* _DATA_
((

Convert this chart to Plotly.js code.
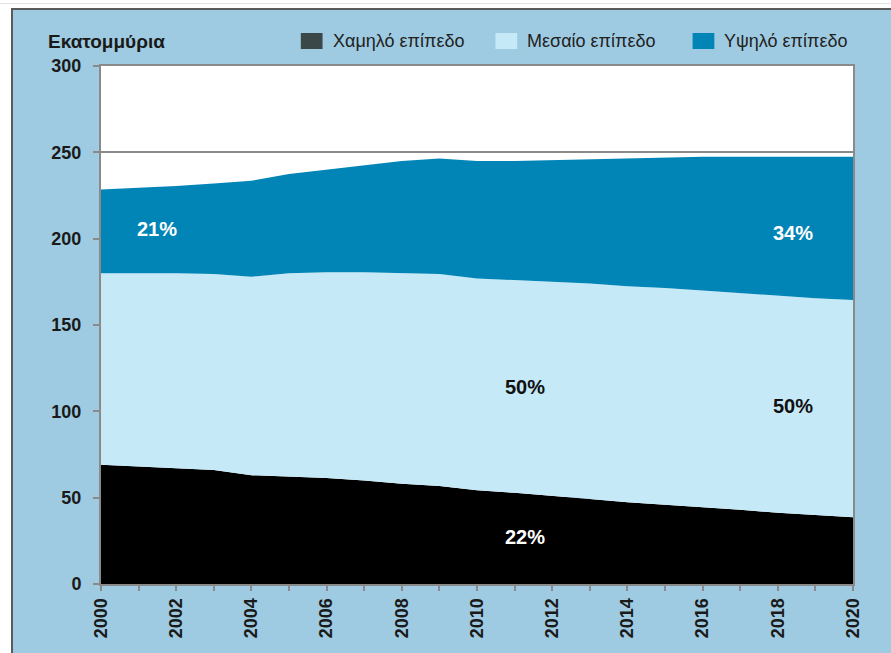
<!DOCTYPE html>
<html>
<head>
<meta charset="utf-8">
<script src="https://cdn.plot.ly/plotly-3.0.1.min.js"></script>
<style>
  html, body { margin: 0; padding: 0; background: #ffffff; width: 891px; height: 653px; overflow: hidden; }
  #topline { position: absolute; left: 0; top: 3px; width: 891px; height: 1px; background: #e2e2e2; }
  #frame { position: absolute; left: 11px; top: 8px; width: 880px; height: 645px;
           border-left: 2px solid #5a5a5a; border-top: 2px solid #5a5a5a; box-sizing: border-box; }
  #chart { position: absolute; left: 13px; top: 10px; width: 878px; height: 643px; }
</style>
</head>
<body>
<div id="topline"></div>
<div id="frame"></div>
<div id="chart"></div>
<script>
// ---- data (millions) ----
const years = [2000,2001,2002,2003,2004,2005,2006,2007,2008,2009,2010,2011,2012,2013,2014,2015,2016,2017,2018,2019,2020];
const lowLevel  = [69,68,66.8,66,63,62.2,61.4,60,58,56.8,54.3,52.8,50.8,49.2,47.3,46,44.6,43,41.2,40,38.7];
const midLevel  = [111,112,113.2,113.5,115,117.8,119.1,120.5,122,122.7,122.7,123.2,124.2,124.8,125.2,125.5,125.4,125.5,125.8,125.5,125.8];
const highLevel = [48.5,49.5,50.5,52.5,55.5,57.5,59.5,62,65,67,68,69,70.5,72,74,75.5,77.5,79,80.5,82,83];
const seriesNames = ["Χαμηλό επίπεδο", "Μεσαίο επίπεδο", "Υψηλό επίπεδο"];
const yTicks = [0,50,100,150,200,250,300];
const xTicks = [2000,2002,2004,2006,2008,2010,2012,2014,2016,2018,2020];
const shareLabels = ["21%", "50%", "50%", "22%", "34%"];

const fillColors = ["#000000", "#c6e9f8", "#0085b6"];
const legendColors = ["#3a4848", "#c6e9f8", "#0085b6"];
const seriesVals = [lowLevel, midLevel, highLevel];

const traces = seriesVals.map((v, i) => ({
  x: years, y: v, name: seriesNames[i], type: 'scatter', mode: 'lines',
  stackgroup: 'one', line: {width: 0, shape: 'linear'}, fillcolor: fillColors[i],
  hoverinfo: 'x+y+name', showlegend: false
}));

const FAM = 'Liberation Sans, Arial, sans-serif';
const yFont = {family: FAM, size: 18, color: '#1a1a1a', weight: 'bold'};
const xFont = {family: FAM, size: 18, color: '#1a1a1a', weight: 'bold'};
const shareFont = (c) => ({family: FAM, size: 20, color: c, weight: 'bold'});

const annotations = [
  {xref: 'paper', yref: 'paper', x: -0.073, y: 1.047, xanchor: 'left', yanchor: 'middle',
   text: 'Εκατομμύρια', showarrow: false, font: {family: FAM, size: 19, color: '#1a1a1a', weight: 'bold'}},
  // share labels
  {x: 2001.5, y: 205.5, text: shareLabels[0], showarrow: false, font: shareFont('#ffffff')},
  {x: 2011.27, y: 114, text: shareLabels[1], showarrow: false, font: shareFont('#111111')},
  {x: 2018.4, y: 103, text: shareLabels[2], showarrow: false, font: shareFont('#111111')},
  {x: 2011.27, y: 27.2, text: shareLabels[3], showarrow: false, font: shareFont('#ffffff')},
  {x: 2018.4, y: 203.2, text: shareLabels[4], showarrow: false, font: shareFont('#ffffff')}
];

// manual legend
const swX = [0.2657, 0.5245, 0.7867];
const shapes = [];
seriesNames.forEach((n, i) => {
  shapes.push({type: 'rect', xref: 'paper', yref: 'paper', x0: swX[i], x1: swX[i] + 0.0289,
               y0: 1.0328, y1: 1.0637, fillcolor: legendColors[i], line: {width: 0}});
  annotations.push({xref: 'paper', yref: 'paper', x: swX[i] + 0.0395, y: 1.049, xanchor: 'left', yanchor: 'middle',
                    text: n, showarrow: false, font: {family: FAM, size: 18, color: '#222222'}});
});

const layout = {
  width: 878, height: 643,
  margin: {l: 88, r: 38, t: 56, b: 69},
  paper_bgcolor: '#9ecbe1', plot_bgcolor: '#ffffff',
  showlegend: false,
  xaxis: {
    range: [2000, 2020], tickvals: xTicks, ticktext: xTicks.map(String),
    tickangle: -90, ticks: 'outside', ticklen: 5, tickcolor: '#8a8a8a', tickwidth: 1.5,
    minor: {dtick: 1, tick0: 2000, ticks: 'outside', ticklen: 5, tickcolor: '#8a8a8a', tickwidth: 1.5, showgrid: false},
    showline: true, linecolor: '#8a8a8a', linewidth: 2, mirror: true,
    showgrid: false, zeroline: false, tickfont: xFont, fixedrange: true
  },
  yaxis: {
    range: [0, 300], tickvals: yTicks, ticks: 'outside', ticklen: 6, tickcolor: '#8a8a8a', tickwidth: 1.5,
    showline: true, linecolor: '#8a8a8a', linewidth: 2, mirror: true,
    showgrid: true, gridcolor: '#8a8a8a', gridwidth: 1.5, zeroline: false,
    tickfont: yFont, ticklabelstandoff: 8, fixedrange: true
  },
  annotations: annotations,
  shapes: shapes
};

Plotly.newPlot('chart', traces, layout, {displayModeBar: false});
</script>
</body>
</html>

))

Reproduce the material above verbatim; omit every picture.

Convert this chart to Plotly.js code.
<!DOCTYPE html>
<html>
<head>
<meta charset="utf-8">
<script src="https://cdn.plot.ly/plotly-3.0.1.min.js"></script>
<style>
  html, body { margin: 0; padding: 0; background: #ffffff; width: 891px; height: 653px; overflow: hidden; }
  #topline { position: absolute; left: 0; top: 3px; width: 891px; height: 1px; background: #e2e2e2; }
  #frame { position: absolute; left: 11px; top: 8px; width: 880px; height: 645px;
           border-left: 2px solid #5a5a5a; border-top: 2px solid #5a5a5a; box-sizing: border-box; }
  #chart { position: absolute; left: 13px; top: 10px; width: 878px; height: 643px; }
</style>
</head>
<body>
<div id="topline"></div>
<div id="frame"></div>
<div id="chart"></div>
<script>
// ---- data (millions) ----
const years = [2000,2001,2002,2003,2004,2005,2006,2007,2008,2009,2010,2011,2012,2013,2014,2015,2016,2017,2018,2019,2020];
const lowLevel  = [69,68,66.8,66,63,62.2,61.4,60,58,56.8,54.3,52.8,50.8,49.2,47.3,46,44.6,43,41.2,40,38.7];
const midLevel  = [111,112,113.2,113.5,115,117.8,119.1,120.5,122,122.7,122.7,123.2,124.2,124.8,125.2,125.5,125.4,125.5,125.8,125.5,125.8];
const highLevel = [48.5,49.5,50.5,52.5,55.5,57.5,59.5,62,65,67,68,69,70.5,72,74,75.5,77.5,79,80.5,82,83];
const seriesNames = ["Χαμηλό επίπεδο", "Μεσαίο επίπεδο", "Υψηλό επίπεδο"];
const yTicks = [0,50,100,150,200,250,300];
const xTicks = [2000,2002,2004,2006,2008,2010,2012,2014,2016,2018,2020];
const shareLabels = ["21%", "50%", "50%", "22%", "34%"];

const fillColors = ["#000000", "#c6e9f8", "#0085b6"];
const legendColors = ["#3a4848", "#c6e9f8", "#0085b6"];
const seriesVals = [lowLevel, midLevel, highLevel];

const traces = seriesVals.map((v, i) => ({
  x: years, y: v, name: seriesNames[i], type: 'scatter', mode: 'lines',
  stackgroup: 'one', line: {width: 0, shape: 'linear'}, fillcolor: fillColors[i],
  hoverinfo: 'x+y+name', showlegend: false
}));

const FAM = 'Liberation Sans, Arial, sans-serif';
const yFont = {family: FAM, size: 18, color: '#1a1a1a', weight: 'bold'};
const xFont = {family: FAM, size: 18, color: '#1a1a1a', weight: 'bold'};
const shareFont = (c) => ({family: FAM, size: 20, color: c, weight: 'bold'});

const annotations = [
  {xref: 'paper', yref: 'paper', x: -0.073, y: 1.047, xanchor: 'left', yanchor: 'middle',
   text: 'Εκατομμύρια', showarrow: false, font: {family: FAM, size: 19, color: '#1a1a1a', weight: 'bold'}},
  // share labels
  {x: 2001.5, y: 205.5, text: shareLabels[0], showarrow: false, font: shareFont('#ffffff')},
  {x: 2011.27, y: 114, text: shareLabels[1], showarrow: false, font: shareFont('#111111')},
  {x: 2018.4, y: 103, text: shareLabels[2], showarrow: false, font: shareFont('#111111')},
  {x: 2011.27, y: 27.2, text: shareLabels[3], showarrow: false, font: shareFont('#ffffff')},
  {x: 2018.4, y: 203.2, text: shareLabels[4], showarrow: false, font: shareFont('#ffffff')}
];

// manual legend
const swX = [0.2657, 0.5245, 0.7867];
const shapes = [];
seriesNames.forEach((n, i) => {
  shapes.push({type: 'rect', xref: 'paper', yref: 'paper', x0: swX[i], x1: swX[i] + 0.0289,
               y0: 1.0328, y1: 1.0637, fillcolor: legendColors[i], line: {width: 0}});
  annotations.push({xref: 'paper', yref: 'paper', x: swX[i] + 0.0395, y: 1.049, xanchor: 'left', yanchor: 'middle',
                    text: n, showarrow: false, font: {family: FAM, size: 18, color: '#222222'}});
});

const layout = {
  width: 878, height: 643,
  margin: {l: 88, r: 38, t: 56, b: 69},
  paper_bgcolor: '#9ecbe1', plot_bgcolor: '#ffffff',
  showlegend: false,
  xaxis: {
    range: [2000, 2020], tickvals: xTicks, ticktext: xTicks.map(String),
    tickangle: -90, ticks: 'outside', ticklen: 5, tickcolor: '#8a8a8a', tickwidth: 1.5,
    minor: {dtick: 1, tick0: 2000, ticks: 'outside', ticklen: 5, tickcolor: '#8a8a8a', tickwidth: 1.5, showgrid: false},
    showline: true, linecolor: '#8a8a8a', linewidth: 2, mirror: true,
    showgrid: false, zeroline: false, tickfont: xFont, fixedrange: true
  },
  yaxis: {
    range: [0, 300], tickvals: yTicks, ticks: 'outside', ticklen: 6, tickcolor: '#8a8a8a', tickwidth: 1.5,
    showline: true, linecolor: '#8a8a8a', linewidth: 2, mirror: true,
    showgrid: true, gridcolor: '#8a8a8a', gridwidth: 1.5, zeroline: false,
    tickfont: yFont, ticklabelstandoff: 8, fixedrange: true
  },
  annotations: annotations,
  shapes: shapes
};

Plotly.newPlot('chart', traces, layout, {displayModeBar: false});
</script>
</body>
</html>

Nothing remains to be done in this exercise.